Pour favoriser l'utilisation des ordonnances de dédommagement, il faudrait obtenir des renseignements auprès des victimes pendant l'enquête présentencielle afin d'évaluer la perte financière qui sera prise en compte aux fins de la sentence. En outre, il est souhaitable de fournir aux victimes les lignes directrices sur la façon d'étayer les pertes en vue d'obtenir un dédommagement.
Recommandations
- Obliger les juges à envisager la possibilité de rendre une ordonnance de dédommagement dans tous les cas où l'infraction a fait une victime et à motiver leurs décisions de ne pas rendre une telle ordonnance, en adoptant des dispositions semblables à celles relatives à la suramende compensatoire fédérale et en modifiant le paragraphe 738(1) du Code criminel.

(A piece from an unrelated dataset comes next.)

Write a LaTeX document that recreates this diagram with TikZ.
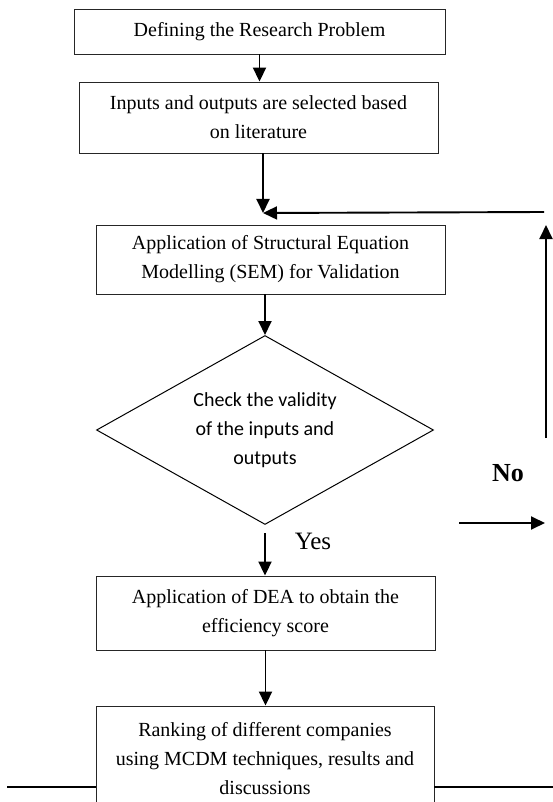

- Subsidiairement, conférer aux victimes le droit de demander un dédommagement et le droit de porter en appel une décision rejetant cette demande, en modifiant le paragraphe 738(1) du Code criminel.
- Remettre aux victimes des lignes directrices détaillées sur la façon d'étayer leurs pertes en vue d'obtenir un dédommagement.
- Ne plus exiger que le montant du dédommagement soit facilement déterminable ou permettre au tribunal de rendre une ordonnance de dédommagement dont le montant est « à déterminer » si tous les frais ne sont pas connus au moment de l'infliction de la peine (c.-à-d. exiger des juges qu'ils reportent l'infliction de la peine jusqu'à ce que des renseignements soient obtenus ou permettre que le montant du dédommagement soit déterminé ultérieurement par un agent de probation ou de libération conditionnelle, la commission des libérations conditionnelles, etc.).
- Examiner la capacité du gouvernement fédéral de déduire le montant du dédommagement des paiements fédéraux (chèques de remboursement de TPS, prestations d'assurance-emploi, etc.).
- Tenir les délinquants responsables en imposant des conditions qui font en sorte qu'ils se conforment aux ordonnances de dédommagement et à la suramende compensatoire fédérale et en autorisant le SCC à déduire des montants raisonnables du revenu d'un délinquant pour payer le dédommagement ou la suramende compensatoire fédérale en souffrance.
- Doubler le montant de la suramende compensatoire fédérale et la rendre obligatoire dans tous les cas sans exception.